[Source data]
## start

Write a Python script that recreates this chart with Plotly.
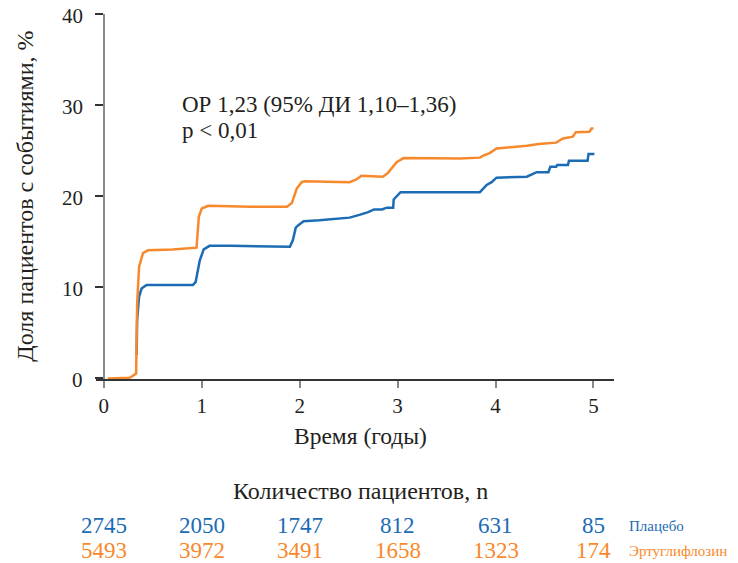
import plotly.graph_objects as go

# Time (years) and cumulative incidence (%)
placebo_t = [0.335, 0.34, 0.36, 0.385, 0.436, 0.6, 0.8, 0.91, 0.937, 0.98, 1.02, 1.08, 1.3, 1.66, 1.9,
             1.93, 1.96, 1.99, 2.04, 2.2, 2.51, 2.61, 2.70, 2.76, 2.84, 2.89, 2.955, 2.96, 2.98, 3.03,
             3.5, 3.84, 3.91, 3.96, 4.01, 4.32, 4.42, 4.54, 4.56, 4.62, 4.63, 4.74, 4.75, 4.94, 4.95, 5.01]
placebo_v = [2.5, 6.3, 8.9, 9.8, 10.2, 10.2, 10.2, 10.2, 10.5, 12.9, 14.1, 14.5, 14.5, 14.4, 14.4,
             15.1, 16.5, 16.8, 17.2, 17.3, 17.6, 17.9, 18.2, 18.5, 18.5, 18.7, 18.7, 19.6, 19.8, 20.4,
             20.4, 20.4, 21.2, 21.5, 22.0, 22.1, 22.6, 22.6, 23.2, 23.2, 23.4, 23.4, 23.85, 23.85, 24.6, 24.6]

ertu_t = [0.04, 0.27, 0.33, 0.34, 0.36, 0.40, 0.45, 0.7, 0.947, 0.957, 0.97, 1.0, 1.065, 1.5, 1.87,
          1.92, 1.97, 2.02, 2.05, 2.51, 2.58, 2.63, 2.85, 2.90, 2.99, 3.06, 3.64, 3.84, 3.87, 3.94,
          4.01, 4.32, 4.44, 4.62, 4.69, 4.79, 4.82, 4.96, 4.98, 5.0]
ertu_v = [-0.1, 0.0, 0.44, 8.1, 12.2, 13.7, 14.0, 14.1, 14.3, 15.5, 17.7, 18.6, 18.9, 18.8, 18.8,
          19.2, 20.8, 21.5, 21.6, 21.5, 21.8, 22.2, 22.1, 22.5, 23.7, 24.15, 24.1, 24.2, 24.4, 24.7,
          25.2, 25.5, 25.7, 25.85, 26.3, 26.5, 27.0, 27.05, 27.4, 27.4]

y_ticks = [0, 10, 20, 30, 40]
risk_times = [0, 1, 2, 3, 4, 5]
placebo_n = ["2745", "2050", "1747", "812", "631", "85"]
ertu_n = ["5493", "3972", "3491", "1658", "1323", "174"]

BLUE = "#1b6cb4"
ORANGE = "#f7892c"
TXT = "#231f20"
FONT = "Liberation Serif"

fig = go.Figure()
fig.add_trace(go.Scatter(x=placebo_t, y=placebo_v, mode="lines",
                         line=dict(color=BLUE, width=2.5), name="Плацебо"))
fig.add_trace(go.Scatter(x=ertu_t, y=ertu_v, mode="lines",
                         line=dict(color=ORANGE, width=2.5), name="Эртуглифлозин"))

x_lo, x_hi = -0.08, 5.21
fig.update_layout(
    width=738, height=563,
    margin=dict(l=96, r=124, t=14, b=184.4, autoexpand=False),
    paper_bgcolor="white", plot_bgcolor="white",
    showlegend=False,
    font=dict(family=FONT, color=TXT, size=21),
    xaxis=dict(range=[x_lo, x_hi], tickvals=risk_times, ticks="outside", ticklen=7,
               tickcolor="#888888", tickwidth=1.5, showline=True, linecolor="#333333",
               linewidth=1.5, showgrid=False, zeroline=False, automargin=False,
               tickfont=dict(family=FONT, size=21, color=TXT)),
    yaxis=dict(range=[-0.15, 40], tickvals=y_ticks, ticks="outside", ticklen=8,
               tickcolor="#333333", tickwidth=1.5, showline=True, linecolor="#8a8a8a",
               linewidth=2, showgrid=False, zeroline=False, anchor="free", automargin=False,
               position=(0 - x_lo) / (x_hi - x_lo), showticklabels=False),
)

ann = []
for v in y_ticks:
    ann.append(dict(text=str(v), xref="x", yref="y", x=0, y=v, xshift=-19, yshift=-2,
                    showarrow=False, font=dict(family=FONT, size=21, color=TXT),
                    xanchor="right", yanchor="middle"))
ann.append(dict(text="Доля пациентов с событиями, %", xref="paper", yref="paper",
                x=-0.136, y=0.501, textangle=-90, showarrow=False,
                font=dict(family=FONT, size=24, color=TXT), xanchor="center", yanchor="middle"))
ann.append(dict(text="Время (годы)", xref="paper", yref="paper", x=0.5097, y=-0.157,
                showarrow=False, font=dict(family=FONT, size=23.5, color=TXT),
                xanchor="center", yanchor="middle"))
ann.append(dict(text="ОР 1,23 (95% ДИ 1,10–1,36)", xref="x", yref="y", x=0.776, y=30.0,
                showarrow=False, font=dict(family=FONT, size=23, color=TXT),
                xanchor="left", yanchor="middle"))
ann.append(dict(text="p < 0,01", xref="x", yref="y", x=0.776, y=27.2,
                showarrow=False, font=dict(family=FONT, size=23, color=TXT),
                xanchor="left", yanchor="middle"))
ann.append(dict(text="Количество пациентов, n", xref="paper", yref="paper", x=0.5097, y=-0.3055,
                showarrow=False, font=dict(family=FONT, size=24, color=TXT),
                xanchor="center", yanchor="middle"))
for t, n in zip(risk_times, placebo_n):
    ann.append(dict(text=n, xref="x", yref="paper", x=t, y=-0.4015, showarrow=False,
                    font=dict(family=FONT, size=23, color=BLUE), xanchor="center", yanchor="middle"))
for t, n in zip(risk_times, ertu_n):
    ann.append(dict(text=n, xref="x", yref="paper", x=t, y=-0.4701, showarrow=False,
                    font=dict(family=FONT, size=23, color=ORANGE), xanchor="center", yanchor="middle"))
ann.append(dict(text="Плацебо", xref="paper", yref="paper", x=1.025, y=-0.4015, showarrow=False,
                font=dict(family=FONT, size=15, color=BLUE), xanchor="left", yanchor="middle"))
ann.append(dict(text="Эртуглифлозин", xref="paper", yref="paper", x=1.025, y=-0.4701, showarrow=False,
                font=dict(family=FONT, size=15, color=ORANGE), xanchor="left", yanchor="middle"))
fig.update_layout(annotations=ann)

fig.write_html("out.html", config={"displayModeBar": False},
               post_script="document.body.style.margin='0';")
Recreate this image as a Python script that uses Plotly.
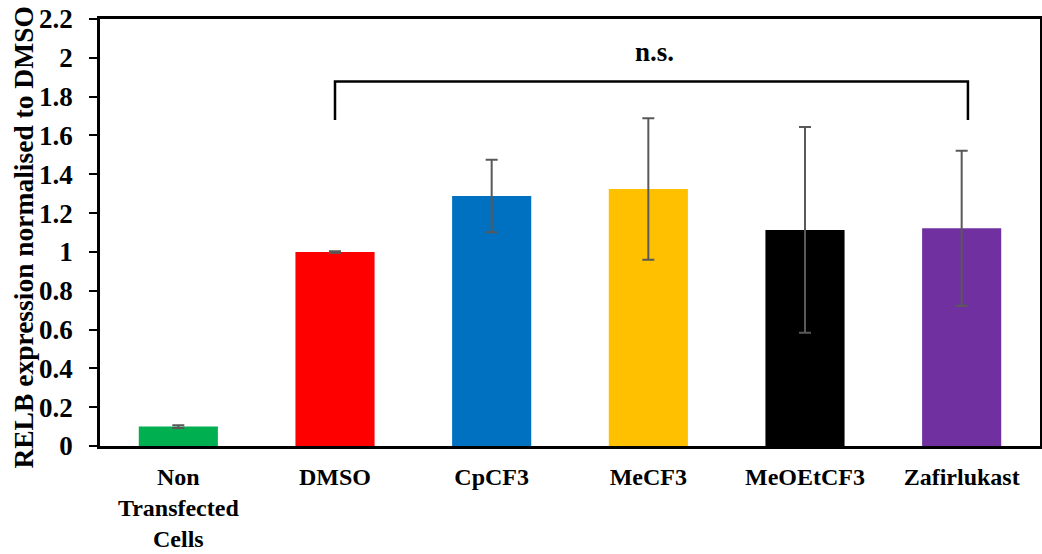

## end

TASK DESCRIPTION: From the material above, gather all lines that include the string "this" and copy them.

TASK RESULT:
Write a Python script that recreates this chart with Plotly.
Recreate this image as a Python script that uses Plotly.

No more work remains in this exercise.